Quelles sont les premières origines de cette nouvelle doctrine? Elles remontent au régime féodal qui est basé tout entier sur des contrats. De là les serments des princes, et leur inauguration conditionnelle. L'Édit de 1581 invoque cette tradition de liberté « La plupart des provinces, dit-il, ont toujours reçu et admis leurs princes et seigneurs à de certaines conditions, et par manière de contrats et accords confirmés par serment; lesquels si le prince vient à violer, il est à bon droit déchu de la supériorité du

pays. » Voilà le principe du contrat clairement formulé. Il jure singulièrement avec le droit divin que l'Édit commence par établir. C'est ici que se trouve la vraie révolution, inaugurée par nos ancêtres. Le droit divin des rois est anéanti et remplacé par un contrat qui met le prince sur la même ligne que les sujets, pour mieux dire, qui détruit l'idée de sujets les sujets deviennent souverains, et le pouvoir émane d'eux; ils le retirent quand eux jugent que le prince a violé les conditions sous lesquelles il avait été élu.

Les états généraux font ensuite le procès à Philippe II, et il y avait de quoi; mais au point de vue chrétien, appartient-il aux sujets de juger leur souverain? Les maximes que l'Édit oppose à la tyrannie religieuse du roi d'Espagne ne sont point les maximes du christianisme historique : « Le roi ne prétend pas seulement tyranniser les personnes et les biens de ses sujets, mais aussi leurs consciences, desquelles ils n'entendent être responsables ou tenus de rendre compte qu'à Dieu seul. » C'est l'application de la fameuse parole: Rendez à Dieu ce qui est à Dieu; mais les états vont bien au delà de l'Évangile.

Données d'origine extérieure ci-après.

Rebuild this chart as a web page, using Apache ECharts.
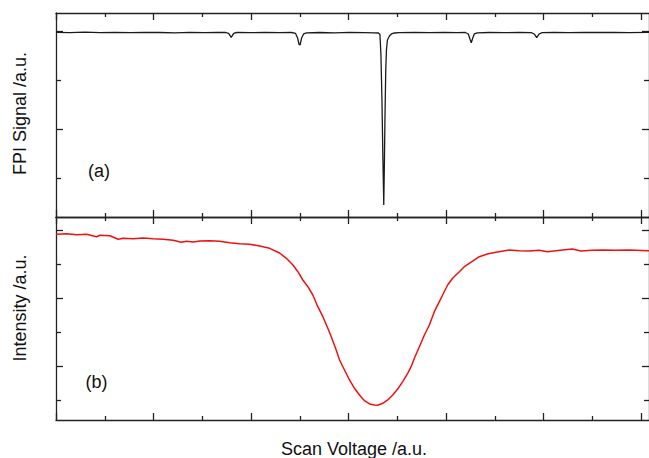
<!DOCTYPE html>
<html>
<head>
<meta charset="utf-8">
<script src="https://cdn.jsdelivr.net/npm/echarts@6/dist/echarts.min.js"></script>
<style>
  html, body { margin: 0; padding: 0; background: #ffffff; }
  #chart { width: 649px; height: 458px; }
</style>
</head>
<body>
<div id="chart"></div>
<script>
// ---- data (a.u.) ----
// Panel (a): FPI signal vs scan voltage
const fpiX = [0, 0.287, 0.594, 0.901, 1.208, 1.515, 1.822, 2.129, 2.436, 2.743, 3.050, 3.316, 3.480, 3.541, 3.593, 3.644, 3.705, 3.971, 4.278, 4.585, 4.831, 4.913, 4.954, 4.985, 5.005, 5.036, 5.077, 5.138, 5.404, 5.711, 6.018, 6.325, 6.530, 6.612, 6.643, 6.663, 6.684, 6.704, 6.721, 6.735, 6.745, 6.762, 6.776, 6.796, 6.837, 6.878, 6.940, 7.042, 7.349, 7.656, 7.963, 8.229, 8.393, 8.454, 8.495, 8.516, 8.546, 8.577, 8.639, 8.884, 9.191, 9.498, 9.744, 9.806, 9.857, 9.908, 9.969, 10.215, 10.522, 10.829, 11.136, 11.443, 11.750, 12.160];
const fpiY = [3.973, 3.967, 3.976, 3.965, 3.971, 3.967, 3.973, 3.969, 3.963, 3.971, 3.967, 3.973, 3.969, 3.949, 3.871, 3.953, 3.969, 3.965, 3.971, 3.967, 3.969, 3.949, 3.857, 3.724, 3.714, 3.857, 3.939, 3.963, 3.969, 3.963, 3.973, 3.967, 3.963, 3.959, 3.929, 3.510, 2.592, 1.367, 0.449, 1.367, 2.184, 3.204, 3.612, 3.816, 3.898, 3.939, 3.959, 3.967, 3.971, 3.965, 3.971, 3.967, 3.969, 3.939, 3.816, 3.761, 3.857, 3.939, 3.963, 3.969, 3.965, 3.973, 3.967, 3.939, 3.863, 3.939, 3.967, 3.971, 3.967, 3.973, 3.969, 3.973, 3.967, 3.971];

// Panel (b): intensity vs scan voltage
const intX = [0, 0.219, 0.424, 0.628, 0.833, 0.901, 1.105, 1.275, 1.378, 1.582, 1.787, 1.992, 2.197, 2.401, 2.573, 2.676, 2.811, 2.948, 3.152, 3.357, 3.562, 3.767, 3.971, 4.176, 4.381, 4.585, 4.723, 4.858, 4.960, 5.062, 5.165, 5.267, 5.369, 5.472, 5.574, 5.644, 5.746, 5.814, 5.916, 6.018, 6.121, 6.223, 6.326, 6.428, 6.530, 6.598, 6.700, 6.802, 6.905, 7.007, 7.110, 7.212, 7.282, 7.349, 7.451, 7.554, 7.656, 7.758, 7.861, 7.928, 8.031, 8.133, 8.270, 8.373, 8.475, 8.680, 8.844, 9.021, 9.294, 9.499, 9.703, 9.908, 10.078, 10.250, 10.385, 10.590, 10.762, 10.999, 11.204, 11.478, 11.750, 12.160];
const intY = [5.888, 5.906, 5.876, 5.888, 5.818, 5.859, 5.847, 5.741, 5.771, 5.759, 5.779, 5.759, 5.741, 5.712, 5.653, 5.682, 5.662, 5.691, 5.700, 5.685, 5.641, 5.612, 5.594, 5.544, 5.476, 5.338, 5.182, 4.985, 4.788, 4.544, 4.347, 4.103, 3.759, 3.465, 3.124, 2.876, 2.485, 2.191, 1.897, 1.603, 1.359, 1.162, 0.994, 0.897, 0.868, 0.862, 0.918, 1.015, 1.162, 1.338, 1.553, 1.800, 1.994, 2.241, 2.582, 2.926, 3.221, 3.612, 3.906, 4.103, 4.397, 4.594, 4.788, 4.935, 5.035, 5.229, 5.309, 5.359, 5.426, 5.406, 5.397, 5.418, 5.376, 5.406, 5.426, 5.456, 5.397, 5.418, 5.426, 5.418, 5.426, 5.406];

// Tick positions (no tick labels in the original)
const xMajorTicks = [0, 2, 4, 6, 8, 10, 12];
const xMinorTicks = [1, 3, 5, 7, 9, 11];
const fpiMajorTicks = [2, 4];
const fpiMinorTicks = [1, 3];
const intMajorTicks = [2, 4, 6];
const intMinorTicks = [1, 3, 5];

// Axis ranges
const xRange = [0, 12.16];
const fpiRange = [0.204, 4.367];
const intRange = [0.426, 6.397];

// Texts
const xTitle = 'Scan Voltage /a.u.';
const fpiTitle = 'FPI Signal /a.u.';
const intTitle = 'Intensity /a.u.';
const panelA = '(a)';
const panelB = '(b)';

// ---- chart ----
const FONT = '"Liberation Sans", Arial, Helvetica, sans-serif';
const AX = '#222222';

function xAx(grid, pos, ticks, len, line) {
  return {
    type: 'value', gridIndex: grid, position: pos, min: xRange[0], max: xRange[1],
    axisLine: { show: line, onZero: false, lineStyle: { color: AX, width: 1.3 } },
    axisTick: { show: true, inside: true, length: len, customValues: ticks, lineStyle: { color: AX, width: 1.3 } },
    axisLabel: { show: false }, splitLine: { show: false }
  };
}
function yAx(grid, pos, range, ticks, len, line) {
  return {
    type: 'value', gridIndex: grid, position: pos, min: range[0], max: range[1],
    axisLine: { show: line, onZero: false, lineStyle: { color: AX, width: 1.3 } },
    axisTick: { show: true, inside: true, length: len, customValues: ticks, lineStyle: { color: AX, width: 1.3 } },
    axisLabel: { show: false }, splitLine: { show: false }
  };
}

const LONG = 7, SHORT = 4;
const gTop = { left: 56, right: -1, top: 13, height: 204 };
const gBot = { left: 56, right: -1, top: 217, height: 203 };

const chart = echarts.init(document.getElementById('chart'), null, { renderer: 'svg' });
chart.setOption({
  animation: false,
  backgroundColor: '#ffffff',
  grid: [
    Object.assign({}, gTop), Object.assign({}, gTop),
    Object.assign({}, gBot), Object.assign({}, gBot)
  ],
  xAxis: [
    xAx(0, 'bottom', xMajorTicks, LONG, true), xAx(0, 'top', xMajorTicks, LONG, true),
    xAx(1, 'bottom', xMinorTicks, SHORT, false), xAx(1, 'top', xMinorTicks, SHORT, false),
    xAx(2, 'bottom', xMajorTicks, LONG, true), xAx(2, 'top', xMajorTicks, LONG, true),
    xAx(3, 'bottom', xMinorTicks, SHORT, false), xAx(3, 'top', xMinorTicks, SHORT, false)
  ],
  yAxis: [
    yAx(0, 'left', fpiRange, fpiMajorTicks, LONG, true), yAx(0, 'right', fpiRange, fpiMajorTicks, LONG, true),
    yAx(1, 'left', fpiRange, fpiMinorTicks, 5, false), yAx(1, 'right', fpiRange, fpiMinorTicks, 5, false),
    yAx(2, 'left', intRange, intMajorTicks, LONG, true), yAx(2, 'right', intRange, intMajorTicks, LONG, true),
    yAx(3, 'left', intRange, intMinorTicks, 5, false), yAx(3, 'right', intRange, intMinorTicks, 5, false)
  ],
  series: [
    {
      type: 'line', xAxisIndex: 0, yAxisIndex: 0, showSymbol: false, symbol: 'none',
      data: fpiX.map((x, i) => [x, fpiY[i]]),
      lineStyle: { color: '#1a1a1a', width: 1.3 }, z: 3
    },
    {
      type: 'line', xAxisIndex: 4, yAxisIndex: 4, showSymbol: false, symbol: 'none',
      data: intX.map((x, i) => [x, intY[i]]),
      lineStyle: { color: '#ee1111', width: 1.5 }, z: 3
    }
  ],
  graphic: [
    { type: 'text', x: 19.5, y: 113.5, rotation: Math.PI / 2,
      style: { text: fpiTitle, font: '18px ' + FONT, fill: '#111', align: 'center', verticalAlign: 'middle' } },
    { type: 'text', x: 19.5, y: 308, rotation: Math.PI / 2,
      style: { text: intTitle, font: '18px ' + FONT, fill: '#111', align: 'center', verticalAlign: 'middle' } },
    { type: 'text', x: 354, y: 449,
      style: { text: xTitle, font: '18px ' + FONT, fill: '#111', align: 'center', verticalAlign: 'middle' } },
    { type: 'text', x: 99, y: 171,
      style: { text: panelA, font: '18px ' + FONT, fill: '#111', align: 'center', verticalAlign: 'middle' } },
    { type: 'text', x: 96.5, y: 382,
      style: { text: panelB, font: '18px ' + FONT, fill: '#111', align: 'center', verticalAlign: 'middle' } }
  ]
});
</script>
</body>
</html>
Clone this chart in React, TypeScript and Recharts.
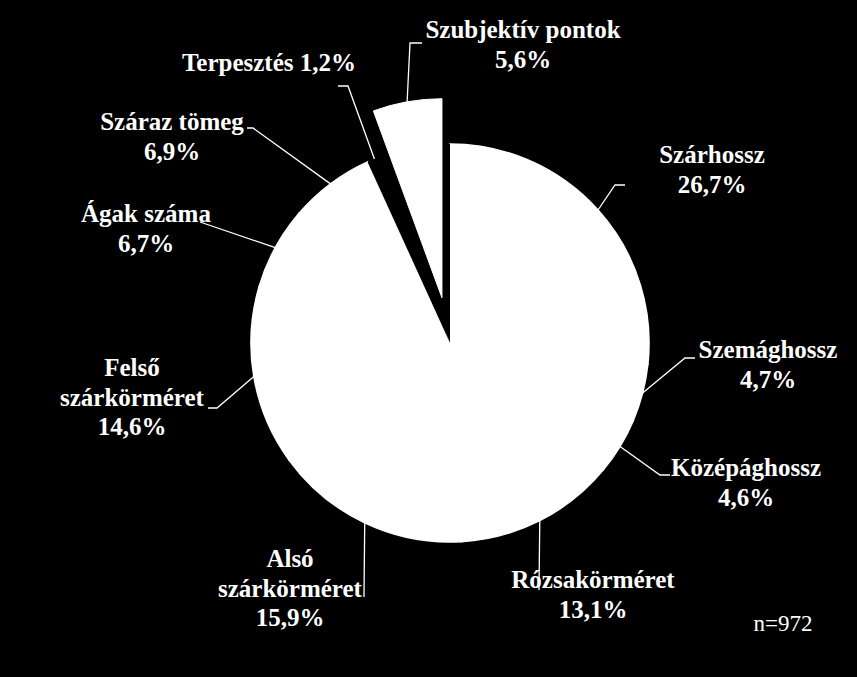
import React from "react";
import { PieChart, Pie, Cell } from "recharts";

// slice order: clockwise from 12 o'clock
const names = [
  "Szárhossz",
  "Szemághossz",
  "Középághossz",
  "Rózsakörméret",
  "Alsó szárkörméret",
  "Felső szárkörméret",
  "Ágak száma",
  "Száraz tömeg",
  "Terpesztés",
  "Szubjektív pontok",
];
const shares = [26.7, 4.7, 4.6, 13.1, 15.9, 14.6, 6.7, 6.9, 1.2, 5.6];
const percentLabels = ["26,7%", "4,7%", "4,6%", "13,1%", "15,9%", "14,6%", "6,7%", "6,9%", "1,2%", "5,6%"];
const labelLines = [
  ["Szárhossz", "26,7%"],
  ["Szemághossz", "4,7%"],
  ["Középághossz", "4,6%"],
  ["Rózsakörméret", "13,1%"],
  ["Alsó", "szárkörméret", "15,9%"],
  ["Felső", "szárkörméret", "14,6%"],
  ["Ágak száma", "6,7%"],
  ["Száraz tömeg", "6,9%"],
  ["Terpesztés 1,2%"],
  ["Szubjektív pontok", "5,6%"],
];
const sampleNote = "n=972";

const explodedIndex = 9;
const hiddenIndex = 8;

// layout: label text centre / first baseline, and leader bend + end points
const labelLayout = [
  { x: 712, y: 163, path: [[615, 185], [625, 185]] },
  { x: 768, y: 358, path: [[685, 358], [695, 358]] },
  { x: 746, y: 476, path: [[660, 475], [670, 475]] },
  { x: 593, y: 588, path: [[539, 590]] },
  { x: 290, y: 567, path: [[364, 597]] },
  { x: 132, y: 376, path: [[217, 408], [208, 408]] },
  { x: 146, y: 222, path: [[200, 222]] },
  { x: 172, y: 130, path: [[253, 128], [247, 128]] },
  { x: 269, y: 71, path: [[348, 86], [338, 86]] },
  { x: 523, y: 38, path: [[410, 43], [422, 43]] },
];

const data = names.map((name, i) => ({ name, value: shares[i], label: percentLabels[i] }));

const CX = 450;
const CY = 343;
const R = 199;
const EXPLODE = 46;
const RAD = Math.PI / 180;

const total = shares.reduce((a, b) => a + b, 0);
const before = shares.slice(0, explodedIndex).reduce((a, b) => a + b, 0);
// recharts angle (deg, counter-clockwise from 3 o'clock)
const explodedMid = 90 - ((before + shares[explodedIndex] / 2) / total) * 360;
const explodeDx = EXPLODE * Math.cos(explodedMid * RAD);
const explodeDy = -EXPLODE * Math.sin(explodedMid * RAD);

const fontFamily = "'Times New Roman', 'Liberation Serif', 'DejaVu Serif', serif";

const renderLabel = (props: any) => {
  const { cx, cy, midAngle, outerRadius, index } = props;
  const ox = index === explodedIndex ? explodeDx : 0;
  const oy = index === explodedIndex ? explodeDy : 0;
  const sx = cx + ox + outerRadius * Math.cos(-midAngle * RAD);
  const sy = cy + oy + outerRadius * Math.sin(-midAngle * RAD);
  const lay = labelLayout[index];
  const pts = [[sx, sy], ...lay.path].map((p) => p.join(",")).join(" ");
  return (
    <g key={`lbl-${index}`}>
      <polyline points={pts} fill="none" stroke="#fff" strokeWidth={1.3} />
      {labelLines[index].map((line, j) => (
        <text
          key={j}
          x={lay.x}
          y={lay.y + j * 29.5}
          textAnchor="middle"
          fill="#fff"
          style={{ fontFamily, fontWeight: 700, fontSize: 25 }}
        >
          {line}
        </text>
      ))}
    </g>
  );
};

export default function App() {
  return (
    <div style={{ position: "fixed", left: 0, top: 0, width: 857, height: 677, background: "#000" }}>
      <PieChart width={857} height={677} margin={{ top: 0, right: 0, bottom: 0, left: 0 }}>
        <Pie
          data={data}
          dataKey="value"
          nameKey="name"
          cx={CX}
          cy={CY}
          outerRadius={R}
          startAngle={90}
          endAngle={-270}
          label={renderLabel}
          labelLine={false}
          isAnimationActive={false}
        >
          {data.map((d, i) => {
            const dark = i === hiddenIndex || i === explodedIndex;
            return (
              <Cell
                key={d.name}
                fill={dark ? "#000" : "#fff"}
                stroke={dark ? "none" : "#fff"}
                strokeWidth={1.6}
              />
            );
          })}
        </Pie>
        <Pie
          data={data}
          dataKey="value"
          nameKey="name"
          cx={CX + explodeDx}
          cy={CY + explodeDy}
          outerRadius={R}
          startAngle={90}
          endAngle={-270}
          labelLine={false}
          isAnimationActive={false}
        >
          {data.map((d, i) => (
            <Cell
              key={d.name}
              fill={i === explodedIndex ? "#fff" : "none"}
              stroke={i === explodedIndex ? "#fff" : "none"}
            />
          ))}
        </Pie>
        <text x={783} y={631} textAnchor="middle" fill="#fff" style={{ fontFamily, fontSize: 23 }}>
          {sampleNote}
        </text>
      </PieChart>
    </div>
  );
}
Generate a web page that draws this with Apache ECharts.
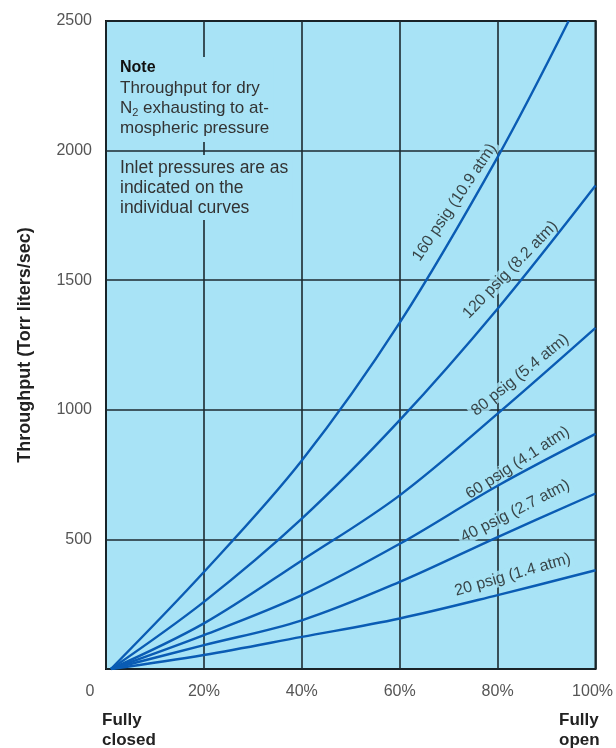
<!DOCTYPE html>
<html>
<head>
<meta charset="utf-8">
<script src="https://cdn.jsdelivr.net/npm/echarts@6/dist/echarts.min.js"></script>
<style>
  html, body { margin: 0; padding: 0; background: #ffffff; }
  #chart { width: 616px; height: 748px; }
</style>
</head>
<body>
<div id="chart"></div>
<script>
// ---- Data ----
const valveOpening = [1, 20, 40, 60, 80, 100]; // % open
const psig160 = [0, 374, 804, 1336, 1975];       // reaches 2500 at ~94.5%
const psig160Top = [94.5, 2500];
const psig120 = [0, 259, 580, 960, 1390, 1865];
const psig80  = [0, 176, 419, 670, 985, 1316];
const psig60  = [0, 131, 285, 483, 707, 907];
const psig40  = [0, 92, 188, 336, 509, 677];
const psig20  = [0, 54, 124, 195, 285, 381];

const curveNames = ['160 psig (10.9 atm)', '120 psig (8.2 atm)', '80 psig (5.4 atm)',
                    '60 psig (4.1 atm)', '40 psig (2.7 atm)', '20 psig (1.4 atm)'];
// label anchor (x %, y throughput) for each curve name
const labelX = [71.2, 82.6, 84.6, 84.1, 83.6, 83.1];
const labelY = [1800, 1540, 1134, 795, 609, 363];

const yTicks = [0, 500, 1000, 1500, 2000, 2500];
const xTicks = [0, 20, 40, 60, 80, 100];

// ---- Styles ----
const labelAngles = [56, 46, 39, 33, 27, 16];
const FILL = '#a8e3f6';
const CURVE = '#0a5cb4';
const FONT = 'Liberation Sans, Arial, sans-serif';

function pairs(xs, ys) { return ys.map((y, i) => [xs[i], y]); }

const curves = [
  pairs(valveOpening, psig160).concat([psig160Top]),
  pairs(valveOpening, psig120),
  pairs(valveOpening, psig80),
  pairs(valveOpening, psig60),
  pairs(valveOpening, psig40),
  pairs(valveOpening, psig20)
];

const series = curves.map((d, i) => ({
  name: curveNames[i],
  type: 'line',
  data: d,
  smooth: 0.35,
  showSymbol: false,
  symbol: 'none',
  clip: true,
  lineStyle: { color: CURVE, width: 2.4 },
  z: 4
}));

series.push({
  type: 'scatter',
  symbolSize: 0,
  z: 2,
  data: curveNames.map((n, i) => ({
    value: [labelX[i], labelY[i]],
    name: n,
    label: { rotate: labelAngles[i] }
  })),
  label: {
    show: true,
    position: 'inside',
    formatter: p => p.name,
    color: '#1a1a1a',
    fontFamily: FONT,
    fontSize: 16,
    backgroundColor: FILL,
    padding: [0, 3]
  },
  silent: true
});

const chart = echarts.init(document.getElementById('chart'), null, { renderer: 'canvas' });
chart.setOption({
  animation: false,
  backgroundColor: '#ffffff',
  grid: {
    left: 106, right: 18, top: 21, bottom: 79,
    show: true,
    backgroundColor: FILL,
    borderColor: '#111',
    borderWidth: 2
  },
  xAxis: {
    type: 'value',
    min: xTicks[0], max: xTicks[xTicks.length - 1], interval: 20,
    axisLine: { show: false },
    axisTick: { show: false },
    splitLine: { show: true, lineStyle: { color: '#1c2a30', width: 1.6 } },
    axisLabel: {
      margin: 15,
      color: '#555',
      fontFamily: FONT,
      fontSize: 16,
      formatter: v => v === 0 ? '{z|0}' : (v === 100 ? '{e|100%}' : v + '%'),
      rich: {
        z: { color: '#555', fontFamily: FONT, fontSize: 16, padding: [0, 32, 0, 0] },
        e: { color: '#555', fontFamily: FONT, fontSize: 16, padding: [0, 6, 0, 0] }
      }
    }
  },
  yAxis: {
    type: 'value',
    min: yTicks[0], max: yTicks[yTicks.length - 1], interval: 500,
    name: 'Throughput (Torr liters/sec)',
    nameLocation: 'middle',
    nameGap: 72,
    nameTextStyle: { fontFamily: FONT, fontSize: 18, fontWeight: 'bold', color: '#222' },
    axisLine: { show: false },
    axisTick: { show: false },
    splitLine: { show: true, lineStyle: { color: '#1c2a30', width: 1.6 } },
    axisLabel: {
      margin: 14,
      color: '#555',
      fontFamily: FONT,
      fontSize: 16,
      formatter: v => v === 0 ? '' : String(v)
    }
  },
  graphic: [
    {
      type: 'text', left: 116, top: 57, z: 100,
      style: {
        text: '{b|Note}\nThroughput for dry\nN{s|2} exhausting to at-\nmospheric pressure',
        fontFamily: FONT, fontSize: 17, fill: '#333', lineHeight: 20,
        backgroundColor: FILL, padding: [1, 4, 4, 4],
        rich: {
          b: { fontFamily: FONT, fontSize: 16, fontWeight: 'bold', fill: '#111', lineHeight: 20 },
          s: { fontFamily: FONT, fontSize: 11, fill: '#333', padding: [9, 0, 0, 0], lineHeight: 20 }
        }
      }
    },
    {
      type: 'text', left: 116, top: 155, z: 100,
      style: {
        text: 'Inlet pressures are as\nindicated on the\nindividual curves',
        fontFamily: FONT, fontSize: 17.5, fill: '#333', lineHeight: 20,
        backgroundColor: FILL, padding: [3, 4, 2, 4]
      }
    },
    {
      type: 'text', left: 102, top: 711, z: 100,
      style: { text: 'Fully\nclosed', fontFamily: FONT, fontSize: 17, fontWeight: 'bold', fill: '#222', lineHeight: 19.5 }
    },
    {
      type: 'text', left: 559, top: 711, z: 100,
      style: { text: 'Fully\nopen', fontFamily: FONT, fontSize: 17, fontWeight: 'bold', fill: '#222', lineHeight: 19.5 }
    }
  ],
  series: series
});
</script>
</body>
</html>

Jésus-Christ ne dit pas aux siens qu'ils pourront déposer l'empereur, si celui-ci violente leur conscience. Les martyrs mouraient pour leur foi, ils ne répandaient point le sang des ennemis du Christ. Ce n'est donc point la tradition évangélique qui inspire les insurgés des Pays-Bas; c'est un esprit nouveau, esprit vraiment révolutionnaire, car il change radicalement les rapports des princes et des sujets : les rois font place aux nations souveraines. Les états prononcent ensuite un mot qu'ils répètent encore dans la suite: «< Destitués de tout autre remède et secours, disent-ils, nous avons suivant la loi de la nature, pour la conservation et défense de nous et de la liberté de la patrie, été contraints de trouver d'autres moyens. «Quelle est cette loi de la nature à laquelle les insurgés font appel? Ce n'est certes point l'Évangile, c'est plutôt la doctrine païenne que les réformateurs disaient moins sévère que la doctrine évangélique, c'est la voix de la conscience qui crie à l'homme de résister à l'oppression. En définitive, la Révolution des Pays-Bas, cette glorieuse insurrection de la liberté contre la force brutale, ne procède pas du christianisme, elle procède de la loi naturelle : la philosophie peut la revendiquer, la religion ne le peut pas.